── COLLECTED DATA
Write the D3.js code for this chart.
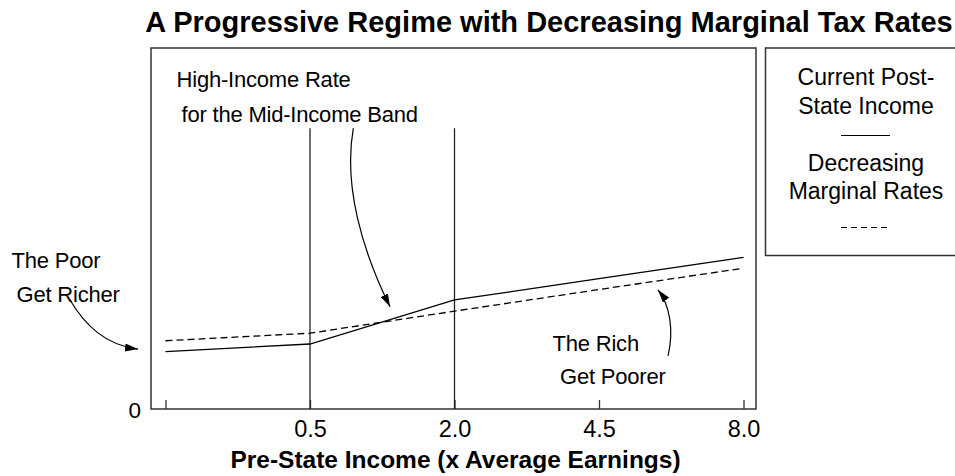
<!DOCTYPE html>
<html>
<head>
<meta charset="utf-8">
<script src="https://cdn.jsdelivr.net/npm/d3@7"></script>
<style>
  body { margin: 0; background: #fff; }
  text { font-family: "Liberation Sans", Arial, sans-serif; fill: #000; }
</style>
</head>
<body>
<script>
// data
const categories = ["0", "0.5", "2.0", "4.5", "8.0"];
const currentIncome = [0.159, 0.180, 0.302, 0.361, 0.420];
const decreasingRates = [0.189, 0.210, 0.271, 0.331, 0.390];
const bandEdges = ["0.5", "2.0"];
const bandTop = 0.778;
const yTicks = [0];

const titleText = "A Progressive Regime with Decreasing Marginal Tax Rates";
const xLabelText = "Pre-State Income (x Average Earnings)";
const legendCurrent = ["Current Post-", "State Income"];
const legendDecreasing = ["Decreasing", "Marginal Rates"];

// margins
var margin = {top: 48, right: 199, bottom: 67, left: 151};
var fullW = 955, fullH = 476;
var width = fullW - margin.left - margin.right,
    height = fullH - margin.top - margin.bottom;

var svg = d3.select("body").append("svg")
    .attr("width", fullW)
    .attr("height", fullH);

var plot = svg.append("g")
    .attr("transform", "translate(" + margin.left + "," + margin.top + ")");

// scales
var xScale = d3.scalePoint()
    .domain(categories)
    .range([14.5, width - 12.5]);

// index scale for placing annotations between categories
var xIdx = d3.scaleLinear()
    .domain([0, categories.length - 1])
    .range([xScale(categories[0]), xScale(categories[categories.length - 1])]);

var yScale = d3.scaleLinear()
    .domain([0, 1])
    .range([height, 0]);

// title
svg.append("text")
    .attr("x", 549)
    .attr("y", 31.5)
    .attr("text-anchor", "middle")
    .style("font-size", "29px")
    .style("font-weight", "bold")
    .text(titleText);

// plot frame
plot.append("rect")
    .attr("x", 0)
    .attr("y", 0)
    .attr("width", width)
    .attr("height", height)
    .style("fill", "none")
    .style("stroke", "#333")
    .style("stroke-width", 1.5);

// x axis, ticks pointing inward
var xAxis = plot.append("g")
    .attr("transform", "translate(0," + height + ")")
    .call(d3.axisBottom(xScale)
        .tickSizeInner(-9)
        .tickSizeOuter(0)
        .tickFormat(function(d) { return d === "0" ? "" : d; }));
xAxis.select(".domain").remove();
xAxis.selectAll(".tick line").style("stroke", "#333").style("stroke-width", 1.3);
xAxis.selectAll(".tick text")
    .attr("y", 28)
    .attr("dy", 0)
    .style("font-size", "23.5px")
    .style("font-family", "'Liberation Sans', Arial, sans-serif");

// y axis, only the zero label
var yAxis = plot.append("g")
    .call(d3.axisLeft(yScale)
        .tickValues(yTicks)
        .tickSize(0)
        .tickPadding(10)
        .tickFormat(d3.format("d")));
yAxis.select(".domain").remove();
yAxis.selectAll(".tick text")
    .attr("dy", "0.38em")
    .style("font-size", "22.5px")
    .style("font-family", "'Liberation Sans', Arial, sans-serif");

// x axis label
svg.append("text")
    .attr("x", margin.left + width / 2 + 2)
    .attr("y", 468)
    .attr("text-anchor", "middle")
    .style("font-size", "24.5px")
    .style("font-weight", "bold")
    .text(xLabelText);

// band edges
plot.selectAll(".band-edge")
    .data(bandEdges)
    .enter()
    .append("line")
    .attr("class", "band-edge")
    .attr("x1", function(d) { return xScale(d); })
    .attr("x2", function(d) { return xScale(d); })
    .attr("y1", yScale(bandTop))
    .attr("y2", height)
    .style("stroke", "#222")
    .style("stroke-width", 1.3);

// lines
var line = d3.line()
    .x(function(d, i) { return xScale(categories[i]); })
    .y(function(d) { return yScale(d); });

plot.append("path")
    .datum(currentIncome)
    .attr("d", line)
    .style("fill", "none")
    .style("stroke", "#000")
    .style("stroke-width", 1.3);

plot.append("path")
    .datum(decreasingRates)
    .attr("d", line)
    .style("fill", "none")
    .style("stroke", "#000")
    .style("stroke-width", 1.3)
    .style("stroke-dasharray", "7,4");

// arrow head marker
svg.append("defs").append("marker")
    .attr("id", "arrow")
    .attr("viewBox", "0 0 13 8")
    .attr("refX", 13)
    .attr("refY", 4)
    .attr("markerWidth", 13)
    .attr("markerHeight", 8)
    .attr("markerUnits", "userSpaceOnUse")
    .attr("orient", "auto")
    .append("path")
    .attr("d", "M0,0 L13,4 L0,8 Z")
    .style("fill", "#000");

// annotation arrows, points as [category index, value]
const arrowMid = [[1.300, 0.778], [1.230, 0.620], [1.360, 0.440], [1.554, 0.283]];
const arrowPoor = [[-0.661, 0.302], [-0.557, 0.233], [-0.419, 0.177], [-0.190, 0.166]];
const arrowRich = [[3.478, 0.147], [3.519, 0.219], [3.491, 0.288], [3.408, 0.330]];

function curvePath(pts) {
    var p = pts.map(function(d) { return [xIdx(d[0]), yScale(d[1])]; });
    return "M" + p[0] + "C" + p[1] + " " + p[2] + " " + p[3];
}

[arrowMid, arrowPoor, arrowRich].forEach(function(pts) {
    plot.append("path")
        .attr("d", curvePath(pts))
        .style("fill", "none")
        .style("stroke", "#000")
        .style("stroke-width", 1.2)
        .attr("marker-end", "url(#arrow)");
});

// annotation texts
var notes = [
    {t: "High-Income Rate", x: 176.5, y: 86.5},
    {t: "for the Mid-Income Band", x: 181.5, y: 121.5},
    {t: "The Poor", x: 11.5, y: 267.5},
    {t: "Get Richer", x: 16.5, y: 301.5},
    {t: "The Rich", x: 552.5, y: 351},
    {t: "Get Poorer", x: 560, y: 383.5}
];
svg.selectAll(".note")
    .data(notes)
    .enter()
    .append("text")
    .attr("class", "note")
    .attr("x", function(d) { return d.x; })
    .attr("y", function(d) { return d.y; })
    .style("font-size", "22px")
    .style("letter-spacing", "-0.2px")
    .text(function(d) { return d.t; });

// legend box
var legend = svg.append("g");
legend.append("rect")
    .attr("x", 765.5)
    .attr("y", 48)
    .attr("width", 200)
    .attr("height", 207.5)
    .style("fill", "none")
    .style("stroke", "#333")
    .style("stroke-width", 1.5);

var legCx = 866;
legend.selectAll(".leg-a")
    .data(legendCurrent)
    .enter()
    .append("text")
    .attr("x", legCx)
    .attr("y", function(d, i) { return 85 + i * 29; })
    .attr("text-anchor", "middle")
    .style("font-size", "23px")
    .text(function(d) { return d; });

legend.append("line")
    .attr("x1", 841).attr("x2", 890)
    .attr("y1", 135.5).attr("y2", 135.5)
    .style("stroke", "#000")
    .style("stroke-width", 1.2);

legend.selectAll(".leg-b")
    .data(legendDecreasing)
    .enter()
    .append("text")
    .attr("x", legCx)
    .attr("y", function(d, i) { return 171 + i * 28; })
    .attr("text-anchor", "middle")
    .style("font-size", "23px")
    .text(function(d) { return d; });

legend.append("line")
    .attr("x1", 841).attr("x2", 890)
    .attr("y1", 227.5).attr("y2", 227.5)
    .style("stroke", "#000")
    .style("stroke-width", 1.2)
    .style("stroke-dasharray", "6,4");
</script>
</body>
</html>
────
_EXERCISE TASK_: Set every line down exactly as written, leaving each picture out.

_RESPONSE TO THE EXERCISE_:
Write the D3.js code for this chart.
<!DOCTYPE html>
<html>
<head>
<meta charset="utf-8">
<script src="https://cdn.jsdelivr.net/npm/d3@7"></script>
<style>
  body { margin: 0; background: #fff; }
  text { font-family: "Liberation Sans", Arial, sans-serif; fill: #000; }
</style>
</head>
<body>
<script>
// data
const categories = ["0", "0.5", "2.0", "4.5", "8.0"];
const currentIncome = [0.159, 0.180, 0.302, 0.361, 0.420];
const decreasingRates = [0.189, 0.210, 0.271, 0.331, 0.390];
const bandEdges = ["0.5", "2.0"];
const bandTop = 0.778;
const yTicks = [0];

const titleText = "A Progressive Regime with Decreasing Marginal Tax Rates";
const xLabelText = "Pre-State Income (x Average Earnings)";
const legendCurrent = ["Current Post-", "State Income"];
const legendDecreasing = ["Decreasing", "Marginal Rates"];

// margins
var margin = {top: 48, right: 199, bottom: 67, left: 151};
var fullW = 955, fullH = 476;
var width = fullW - margin.left - margin.right,
    height = fullH - margin.top - margin.bottom;

var svg = d3.select("body").append("svg")
    .attr("width", fullW)
    .attr("height", fullH);

var plot = svg.append("g")
    .attr("transform", "translate(" + margin.left + "," + margin.top + ")");

// scales
var xScale = d3.scalePoint()
    .domain(categories)
    .range([14.5, width - 12.5]);

// index scale for placing annotations between categories
var xIdx = d3.scaleLinear()
    .domain([0, categories.length - 1])
    .range([xScale(categories[0]), xScale(categories[categories.length - 1])]);

var yScale = d3.scaleLinear()
    .domain([0, 1])
    .range([height, 0]);

// title
svg.append("text")
    .attr("x", 549)
    .attr("y", 31.5)
    .attr("text-anchor", "middle")
    .style("font-size", "29px")
    .style("font-weight", "bold")
    .text(titleText);

// plot frame
plot.append("rect")
    .attr("x", 0)
    .attr("y", 0)
    .attr("width", width)
    .attr("height", height)
    .style("fill", "none")
    .style("stroke", "#333")
    .style("stroke-width", 1.5);

// x axis, ticks pointing inward
var xAxis = plot.append("g")
    .attr("transform", "translate(0," + height + ")")
    .call(d3.axisBottom(xScale)
        .tickSizeInner(-9)
        .tickSizeOuter(0)
        .tickFormat(function(d) { return d === "0" ? "" : d; }));
xAxis.select(".domain").remove();
xAxis.selectAll(".tick line").style("stroke", "#333").style("stroke-width", 1.3);
xAxis.selectAll(".tick text")
    .attr("y", 28)
    .attr("dy", 0)
    .style("font-size", "23.5px")
    .style("font-family", "'Liberation Sans', Arial, sans-serif");

// y axis, only the zero label
var yAxis = plot.append("g")
    .call(d3.axisLeft(yScale)
        .tickValues(yTicks)
        .tickSize(0)
        .tickPadding(10)
        .tickFormat(d3.format("d")));
yAxis.select(".domain").remove();
yAxis.selectAll(".tick text")
    .attr("dy", "0.38em")
    .style("font-size", "22.5px")
    .style("font-family", "'Liberation Sans', Arial, sans-serif");

// x axis label
svg.append("text")
    .attr("x", margin.left + width / 2 + 2)
    .attr("y", 468)
    .attr("text-anchor", "middle")
    .style("font-size", "24.5px")
    .style("font-weight", "bold")
    .text(xLabelText);

// band edges
plot.selectAll(".band-edge")
    .data(bandEdges)
    .enter()
    .append("line")
    .attr("class", "band-edge")
    .attr("x1", function(d) { return xScale(d); })
    .attr("x2", function(d) { return xScale(d); })
    .attr("y1", yScale(bandTop))
    .attr("y2", height)
    .style("stroke", "#222")
    .style("stroke-width", 1.3);

// lines
var line = d3.line()
    .x(function(d, i) { return xScale(categories[i]); })
    .y(function(d) { return yScale(d); });

plot.append("path")
    .datum(currentIncome)
    .attr("d", line)
    .style("fill", "none")
    .style("stroke", "#000")
    .style("stroke-width", 1.3);

plot.append("path")
    .datum(decreasingRates)
    .attr("d", line)
    .style("fill", "none")
    .style("stroke", "#000")
    .style("stroke-width", 1.3)
    .style("stroke-dasharray", "7,4");

// arrow head marker
svg.append("defs").append("marker")
    .attr("id", "arrow")
    .attr("viewBox", "0 0 13 8")
    .attr("refX", 13)
    .attr("refY", 4)
    .attr("markerWidth", 13)
    .attr("markerHeight", 8)
    .attr("markerUnits", "userSpaceOnUse")
    .attr("orient", "auto")
    .append("path")
    .attr("d", "M0,0 L13,4 L0,8 Z")
    .style("fill", "#000");

// annotation arrows, points as [category index, value]
const arrowMid = [[1.300, 0.778], [1.230, 0.620], [1.360, 0.440], [1.554, 0.283]];
const arrowPoor = [[-0.661, 0.302], [-0.557, 0.233], [-0.419, 0.177], [-0.190, 0.166]];
const arrowRich = [[3.478, 0.147], [3.519, 0.219], [3.491, 0.288], [3.408, 0.330]];

function curvePath(pts) {
    var p = pts.map(function(d) { return [xIdx(d[0]), yScale(d[1])]; });
    return "M" + p[0] + "C" + p[1] + " " + p[2] + " " + p[3];
}

[arrowMid, arrowPoor, arrowRich].forEach(function(pts) {
    plot.append("path")
        .attr("d", curvePath(pts))
        .style("fill", "none")
        .style("stroke", "#000")
        .style("stroke-width", 1.2)
        .attr("marker-end", "url(#arrow)");
});

// annotation texts
var notes = [
    {t: "High-Income Rate", x: 176.5, y: 86.5},
    {t: "for the Mid-Income Band", x: 181.5, y: 121.5},
    {t: "The Poor", x: 11.5, y: 267.5},
    {t: "Get Richer", x: 16.5, y: 301.5},
    {t: "The Rich", x: 552.5, y: 351},
    {t: "Get Poorer", x: 560, y: 383.5}
];
svg.selectAll(".note")
    .data(notes)
    .enter()
    .append("text")
    .attr("class", "note")
    .attr("x", function(d) { return d.x; })
    .attr("y", function(d) { return d.y; })
    .style("font-size", "22px")
    .style("letter-spacing", "-0.2px")
    .text(function(d) { return d.t; });

// legend box
var legend = svg.append("g");
legend.append("rect")
    .attr("x", 765.5)
    .attr("y", 48)
    .attr("width", 200)
    .attr("height", 207.5)
    .style("fill", "none")
    .style("stroke", "#333")
    .style("stroke-width", 1.5);

var legCx = 866;
legend.selectAll(".leg-a")
    .data(legendCurrent)
    .enter()
    .append("text")
    .attr("x", legCx)
    .attr("y", function(d, i) { return 85 + i * 29; })
    .attr("text-anchor", "middle")
    .style("font-size", "23px")
    .text(function(d) { return d; });

legend.append("line")
    .attr("x1", 841).attr("x2", 890)
    .attr("y1", 135.5).attr("y2", 135.5)
    .style("stroke", "#000")
    .style("stroke-width", 1.2);

legend.selectAll(".leg-b")
    .data(legendDecreasing)
    .enter()
    .append("text")
    .attr("x", legCx)
    .attr("y", function(d, i) { return 171 + i * 28; })
    .attr("text-anchor", "middle")
    .style("font-size", "23px")
    .text(function(d) { return d; });

legend.append("line")
    .attr("x1", 841).attr("x2", 890)
    .attr("y1", 227.5).attr("y2", 227.5)
    .style("stroke", "#000")
    .style("stroke-width", 1.2)
    .style("stroke-dasharray", "6,4");
</script>
</body>
</html>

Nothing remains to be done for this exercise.